The FCA acknowledges that the implications of DLT are not yet fully understood, and highlights its approach of "technology neutrality" - not regulating specific technology types, but only the activities they facilitate. However, it also notes that a variety of use cases, some only theoretical, has prompted it to take a closer look at DLT.

At this stage the FCA does not see a clear need to consider changes to its regulatory framework. Instead it wants to explore emerging business models and how their potential risks and opportunities operate in the context of regulatory frameworks. In particular, what new risk does DLT present to market integrity, consumer protection and competition? How can regulated firms mitigate risks? And do any of DLT's characteristics make it challenging to fit DLT solutions into the regulatory framework, despite the FCA's approach of "technology neutrality"? Further questions include:

  • How will firms demonstrate appropriate outsourcing arrangements when relying on third parties (such as core developer groups of public, permissionless networks) to deliver DLT-based solutions?
  • How might DLT be deployed to mitigate financial crime risks, and will regulated firms adopt such solutions?
  • Where should responsibility lie in "fully decentralised", public, permissionless networks with no central point of control or regulatory nexus?
  • What other examples are there of DLT providing direct and tangible benefits to consumers?

The discussion paper is aimed at both users and providers of DLT solutions in the sectors the FCA supervises. It encourages regulated firms, start-ups and technology companies to provide input where possible. It also invites the perspective of consumer groups where there is interest, and next steps might include a Summary of Responses or a Consultation Paper.

In its simplest form, blockchain is a decentralised technology or distributed ledger on which transactions are anonymously recorded. This means the transaction ledger is maintained simultaneously across a network of unrelated computers or servers called "nodes", like a spreadsheet that is duplicated thousands of times across a network of computers.

The ledger contains a continuous and complete record (the "chain") of all transactions performed which are grouped into blocks: a block is only added to the chain if the nodes, which are members in the blockchain network with high levels of computing power, reach consensus on the next "valid" block to be added to the chain.

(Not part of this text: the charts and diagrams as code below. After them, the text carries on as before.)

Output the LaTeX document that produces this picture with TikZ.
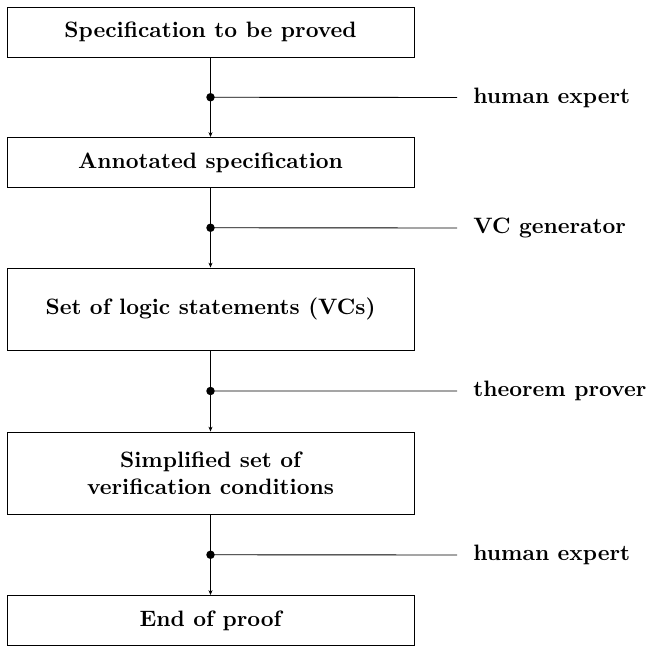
\documentclass[tikz,border=0pt]{standalone}
\usepackage{tikz}
\usetikzlibrary{arrows.meta,calc}

\begin{document}
\begin{tikzpicture}[x=0.449pt,y=-0.449pt,
    stage/.style={draw,minimum width=407*0.449pt,minimum height=50*0.449pt,align=center,font=\bfseries,inner sep=0pt},
    tall/.style={stage,minimum height=82*0.449pt},
    feed/.style={anchor=west,font=\bfseries,inner sep=0pt},
    flow/.style={-{Stealth[length=2.2pt,width=1.8pt]}}]
    \useasboundingbox (0,0) rectangle (650,652);
    % Stages
    \node[stage] (spec) at (210.5,32) {Specification to be proved};
    \node[stage] (annot) at (210.5,162.5) {Annotated specification};
    \node[tall] (vcs) at (210.5,309) {Set of logic statements (VCs)};
    \node[tall] (simpl) at (210.5,473) {Simplified set of\\verification conditions};
    \node[stage] (endp) at (210.5,620.5) {End of proof};
    % Inputs
    \node[feed] (in1) at (473,97.5) {human expert};
    \node[feed] (in2) at (473,228) {VC generator};
    \node[feed] (in3) at (473,391) {theorem prover};
    \node[feed] (in4) at (473,555) {human expert};
    % Connectors
    \foreach \a/\b/\i in {spec/annot/in1,annot/vcs/in2,vcs/simpl/in3,simpl/endp/in4}{
      \coordinate (j) at ($(\a.south)!0.5!(\b.north)$);
      \draw[flow] (\a.south) -- (\b.north);
      \draw (j) -- (\i.west -| 457,0);
      \fill (j) circle (1.9pt);
    }
\end{tikzpicture}
\end{document}
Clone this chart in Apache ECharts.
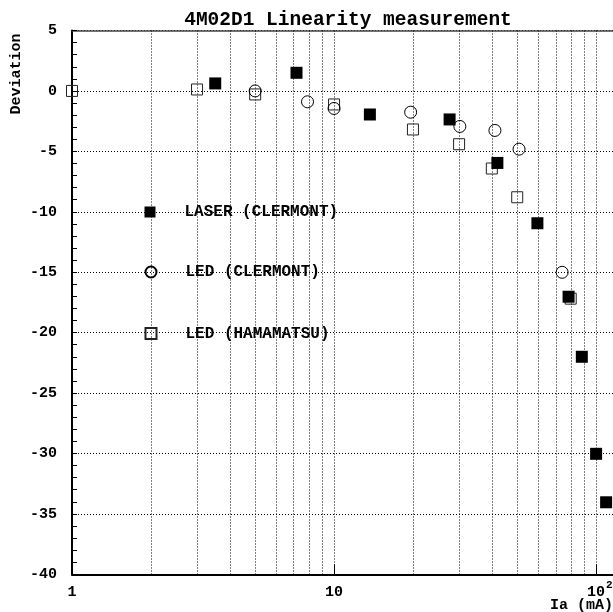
<!DOCTYPE html>
<html>
<head>
<meta charset="utf-8">
<script src="https://cdn.jsdelivr.net/npm/echarts@6/dist/echarts.min.js"></script>
<style>html,body{margin:0;padding:0;background:#fff}#c{width:613px;height:612px}</style>
</head>
<body>
<div id="c"></div>
<script>
// ---- data ----
const xMajorTicks = [1, 10, 100];
const xGridValues = [2, 3, 4, 5, 6, 7, 8, 9, 10, 20, 30, 40, 50, 60, 70, 80, 90, 100];
const laserX = [3.52, 7.19, 13.7, 27.6, 42.0, 59.7, 78.5, 88.2, 100, 109.2];
const laserY = [0.62, 1.50, -1.95, -2.36, -5.96, -10.95, -17.03, -22.0, -30.03, -34.04];
const ledClX = [5.0, 7.92, 10.0, 19.6, 30.2, 41.1, 50.8, 74.2];
const ledClY = [0, -0.90, -1.45, -1.76, -2.94, -3.27, -4.82, -15.01];
const ledHaX = [1, 3.0, 5.0, 10.0, 20.0, 30.0, 40.0, 50.0, 80.0];
const ledHaY = [0, 0.12, -0.29, -1.12, -3.19, -4.41, -6.42, -8.80, -17.19];
const seriesNames = ['LASER (CLERMONT)', 'LED (CLERMONT)', 'LED (HAMAMATSU)'];

const FONT = 'Liberation Mono';
const Y_MIN = -40, Y_MAX = 5;
const zip = (a, b) => a.map((v, i) => [v, b[i]]);

const chart = echarts.init(document.getElementById('c'), null, {renderer: 'canvas'});

const legendBase = {
  orient: 'vertical', left: 139.5, itemWidth: 11, itemHeight: 11,
  textStyle: {fontFamily: FONT, fontWeight: 'bold', fontSize: 16, color: '#000', padding: [0, 0, 0, 24]},
  selectedMode: false
};

chart.setOption({
  backgroundColor: '#fff',
  animation: false,
  title: {
    text: '4M02D1 Linearity measurement',
    left: 343, top: 5, textAlign: 'center',
    textStyle: {fontFamily: FONT, fontWeight: 'bold', fontSize: 19.5, color: '#000'}
  },
  legend: [
    Object.assign({}, legendBase, {top: 199, data: [seriesNames[0]]}),
    Object.assign({}, legendBase, {top: 259, data: [seriesNames[1]]}),
    Object.assign({}, legendBase, {top: 320.5, data: [seriesNames[2]]})
  ],
  graphic: [
    {type: 'text', rotation: Math.PI / 2,
     style: {text: 'Deviation', font: 'bold 15px "Liberation Mono"', fill: '#000', textAlign: 'center', textVerticalAlign: 'middle'},
     x: 16, y: 74},
    {type: 'text', right: 0, top: 598,
     style: {text: 'Ia (mA)', font: 'bold 15px "Liberation Mono"', fill: '#000'}}
  ],
  grid: {left: 72, right: 0, top: 30.5, bottom: 37.7},
  xAxis: [
    {type: 'log', logBase: 10, min: 1, max: 116,
     axisLine: {show: true, onZero: false, lineStyle: {color: '#000', width: 2}},
     axisTick: {show: false}, axisLabel: {show: false}, splitLine: {show: false}, minorTick: {show: false}},
    {type: 'log', logBase: 10, min: 1, max: 116, position: 'top',
     axisLine: {show: true, onZero: false, lineStyle: {color: '#444', width: 1.5}},
     axisTick: {show: false}, axisLabel: {show: false}, splitLine: {show: false}}
  ],
  yAxis: {
    type: 'value', min: Y_MIN, max: Y_MAX, interval: 5,
    axisLine: {show: true, onZero: false, lineStyle: {color: '#000', width: 2}},
    axisTick: {show: true, inside: true, length: 5, lineStyle: {color: '#000', width: 1}},
    minorTick: {show: true, splitNumber: 5, length: 5, lineStyle: {color: '#000', width: 1}},
    axisLabel: {fontFamily: FONT, fontWeight: 'bold', fontSize: 15, color: '#000', margin: 15},
    splitLine: {show: true, lineStyle: {color: '#000', width: 1, type: [1, 2]}}
  },
  series: [
    {
      type: 'custom', name: 'grid', silent: true, z: 1, clip: false,
      data: xGridValues.map(v => [v, Y_MIN]),
      renderItem: function (params, api) {
        const v = api.value(0);
        const top = api.coord([v, Y_MAX]);
        const bot = api.coord([v, Y_MIN]);
        const children = [{
          type: 'line',
          shape: {x1: Math.round(bot[0]) + 0.5, y1: top[1], x2: Math.round(bot[0]) + 0.5, y2: bot[1]},
          style: {stroke: '#000', lineWidth: 1, lineDash: [1, 2]}
        }];
        if (xMajorTicks.indexOf(v) >= 0) {
          children.push({
            type: 'line',
            shape: {x1: Math.round(bot[0]) + 0.5, y1: bot[1], x2: Math.round(bot[0]) + 0.5, y2: bot[1] - 10},
            style: {stroke: '#000', lineWidth: 1}
          });
        }
        return {type: 'group', children: children};
      }
    },
    {
      type: 'custom', name: 'xlabels', silent: true, z: 1, clip: false,
      data: xMajorTicks.map(v => [v, Y_MIN]),
      renderItem: function (params, api) {
        const v = api.value(0);
        const p = api.coord([v, Y_MIN]);
        const exp = Math.round(Math.log10(v));
        const children = [];
        if (exp < 2) {
          children.push({type: 'text', x: p[0], y: p[1] + 18,
            style: {text: String(v), font: 'bold 15px "Liberation Mono"', fill: '#000', textAlign: 'center', textVerticalAlign: 'middle'}});
        } else {
          children.push({type: 'text', x: p[0], y: p[1] + 18,
            style: {text: '10', font: 'bold 15px "Liberation Mono"', fill: '#000', textAlign: 'center', textVerticalAlign: 'middle'}});
          children.push({type: 'text', x: p[0] + 10, y: p[1] + 11,
            style: {text: String(exp), font: 'bold 11px "Liberation Mono"', fill: '#000', textAlign: 'left', textVerticalAlign: 'middle'}});
        }
        return {type: 'group', children: children};
      }
    },
    {
      type: 'scatter', name: seriesNames[2], z: 3,
      symbol: 'rect', symbolSize: 11,
      itemStyle: {opacity: 1, color: 'rgba(255,255,255,0)', borderColor: '#222', borderWidth: 1},
      data: zip(ledHaX, ledHaY)
    },
    {
      type: 'scatter', name: seriesNames[1], z: 4,
      symbol: 'circle', symbolSize: 12,
      itemStyle: {opacity: 1, color: 'rgba(255,255,255,0)', borderColor: '#000', borderWidth: 1},
      data: zip(ledClX, ledClY)
    },
    {
      type: 'scatter', name: seriesNames[0], z: 5,
      symbol: 'rect', symbolSize: 12,
      itemStyle: {opacity: 1, color: '#000', borderColor: '#000', borderWidth: 0},
      data: zip(laserX, laserY)
    }
  ]
});
</script>
</body>
</html>
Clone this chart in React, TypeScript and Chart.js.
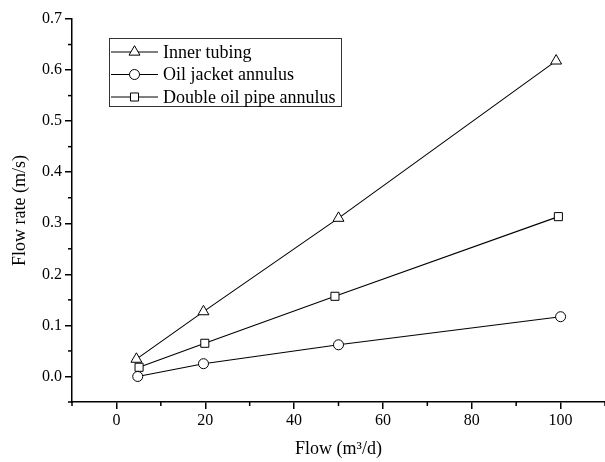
import React, { useEffect, useRef } from "react";
import { Chart, registerables } from "chart.js";

Chart.register(...registerables);

const seriesNames = ["Inner tubing", "Oil jacket annulus", "Double oil pipe annulus"];
const innerX = [4.5, 19.6, 50, 99];
const innerY = [0.034, 0.127, 0.31, 0.618];
const jacketX = [4.8, 19.6, 50, 100];
const jacketY = [0.0, 0.025, 0.062, 0.117];
const doubleX = [5.1, 19.9, 49.2, 99.5];
const doubleY = [0.018, 0.065, 0.157, 0.313];
const markerStyles = ["triangle", "circle", "rect"];
const markerRadii = [6.3, 5, 5.7];

const xMin = -10;
const xMax = 110;
const yMin = -0.05;
const yMax = 0.7;

const FONT = "'Liberation Serif', 'Times New Roman', serif";

function pts(xs: number[], ys: number[]) {
  return xs.map((x, i) => ({ x, y: ys[i] }));
}

function drawMarker(ctx: CanvasRenderingContext2D, style: string, x: number, y: number, r: number) {
  ctx.beginPath();
  if (style === "circle") {
    ctx.arc(x, y, r, 0, Math.PI * 2);
  } else if (style === "rect") {
    const s = r * Math.SQRT1_2;
    ctx.rect(x - s, y - s, 2 * s, 2 * s);
  } else {
    const h = r * 1.5;
    const w = r * Math.sin(Math.PI / 3);
    ctx.moveTo(x, y - r);
    ctx.lineTo(x + w, y - r + h);
    ctx.lineTo(x - w, y - r + h);
    ctx.closePath();
  }
  ctx.fillStyle = "#fff";
  ctx.fill();
  ctx.strokeStyle = "#000";
  ctx.lineWidth = 1;
  ctx.stroke();
}

const isMajorX = (v: number) => Math.abs(Math.round(v) % 20) === 0;
const isMajorY = (v: number) => Math.abs(Math.round(v * 100) % 10) === 0;

const minorTicksPlugin = {
  id: "minorTicks",
  afterDraw(chart: any) {
    const ctx = chart.ctx as CanvasRenderingContext2D;
    const xs = chart.scales.x;
    const ys = chart.scales.y;
    const area = chart.chartArea;
    ctx.save();
    ctx.strokeStyle = "#000";
    ctx.lineWidth = 1.5;
    xs.ticks.forEach((t: any) => {
      if (!isMajorX(t.value)) {
        const px = xs.getPixelForValue(t.value);
        ctx.beginPath();
        ctx.moveTo(px, area.bottom);
        ctx.lineTo(px, area.bottom + 4);
        ctx.stroke();
      }
    });
    ys.ticks.forEach((t: any) => {
      if (!isMajorY(t.value)) {
        const py = ys.getPixelForValue(t.value);
        ctx.beginPath();
        ctx.moveTo(area.left, py);
        ctx.lineTo(area.left - 4, py);
        ctx.stroke();
      }
    });
    ctx.restore();
  },
};

const legendPlugin = {
  id: "boxLegend",
  afterDraw(chart: any) {
    const ctx = chart.ctx as CanvasRenderingContext2D;
    ctx.save();
    const left = 109.5;
    const top = 38.5;
    const width = 232;
    const height = 68;
    ctx.strokeStyle = "#333";
    ctx.lineWidth = 1;
    ctx.strokeRect(left, top, width, height);
    const rows = [52, 74.5, 97];
    chart.data.datasets.forEach((ds: any, i: number) => {
      const y = rows[i];
      ctx.strokeStyle = "#000";
      ctx.lineWidth = 1;
      ctx.beginPath();
      ctx.moveTo(111, y);
      ctx.lineTo(158, y);
      ctx.stroke();
      drawMarker(ctx, markerStyles[i], 134.5, y, markerRadii[i]);
      ctx.fillStyle = "#000";
      ctx.font = `18px ${FONT}`;
      ctx.textBaseline = "middle";
      ctx.textAlign = "left";
      ctx.fillText(ds.label, 163, y + 1);
    });
    ctx.restore();
  },
};

export default function App() {
  const canvasRef = useRef<HTMLCanvasElement | null>(null);

  useEffect(() => {
    document.body.style.margin = "0";
    const canvas = canvasRef.current;
    if (!canvas) return;
    const xsets = [innerX, jacketX, doubleX];
    const ysets = [innerY, jacketY, doubleY];
    const chart = new Chart(canvas, {
      type: "scatter",
      data: {
        datasets: seriesNames.map((name, i) => ({
          label: name,
          data: pts(xsets[i], ysets[i]),
          showLine: true,
          borderColor: "#000",
          borderWidth: 1.1,
          backgroundColor: "#fff",
          pointStyle: markerStyles[i] as any,
          pointRadius: markerRadii[i],
          pointBorderWidth: 1,
          pointBorderColor: "#000",
          pointBackgroundColor: "#fff",
        })),
      },
      options: {
        responsive: false,
        animation: false,
        layout: { autoPadding: false, padding: { top: 19, right: 0, left: 0, bottom: 0 } },
        plugins: {
          legend: { display: false },
          tooltip: { enabled: false },
        },
        scales: {
          x: {
            type: "linear",
            min: xMin,
            max: xMax,
            afterFit: (s: any) => {
              s.height = 60;
              s.paddingRight = 0;
              s.paddingLeft = 0;
            },
            border: { display: true, color: "#000", width: 1.5 },
            grid: {
              drawOnChartArea: false,
              drawTicks: true,
              tickLength: 7,
              lineWidth: 1.5,
              color: (c: any) => (c.tick && isMajorX(c.tick.value) ? "#000" : "rgba(0,0,0,0)"),
            },
            ticks: {
              stepSize: 10,
              autoSkip: false,
              maxRotation: 0,
              padding: 2,
              color: "#000",
              font: { family: FONT, size: 16 },
              callback: (v: any) => (isMajorX(Number(v)) && Number(v) >= 0 && Number(v) <= 100 ? String(v) : ""),
            },
            title: {
              display: true,
              text: "Flow (m³/d)",
              color: "#000",
              font: { family: FONT, size: 18 },
              padding: { top: 0, bottom: 2 },
            },
          },
          y: {
            type: "linear",
            min: yMin,
            max: yMax,
            afterFit: (s: any) => {
              s.width = 72;
            },
            border: { display: true, color: "#000", width: 1.5 },
            grid: {
              drawOnChartArea: false,
              drawTicks: true,
              tickLength: 7,
              lineWidth: 1.5,
              color: (c: any) => (c.tick && isMajorY(c.tick.value) ? "#000" : "rgba(0,0,0,0)"),
            },
            ticks: {
              stepSize: 0.05,
              autoSkip: false,
              padding: 3,
              color: "#000",
              font: { family: FONT, size: 16 },
              callback: (v: any) => {
                const n = Number(v);
                return isMajorY(n) && n >= -0.001 ? n.toFixed(1) : "";
              },
            },
            title: {
              display: true,
              text: "Flow rate (m/s)",
              color: "#000",
              font: { family: FONT, size: 18 },
              padding: { top: 9, bottom: 0 },
            },
          },
        },
      },
      plugins: [minorTicksPlugin, legendPlugin],
    });
    return () => chart.destroy();
  }, []);

  return (
    <div style={{ width: 605, height: 462 }}>
      <canvas ref={canvasRef} width={605} height={462} style={{ width: 605, height: 462, display: "block" }} />
    </div>
  );
}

To determine the validity of a transaction, the nodes must solve a highly complex algorithm to verify the relevant transaction (on the Bitcoin Blockchain this is known as the "Proof of Work"). Only once it has been verified can a transaction form part of a block and that block be added to the blockchain. The first node to solve the algorithm and validate the block should be rewarded - on the Bitcoin Blockchain this reward takes the form of Bitcoins and this is referred to as "mining" for Bitcoins.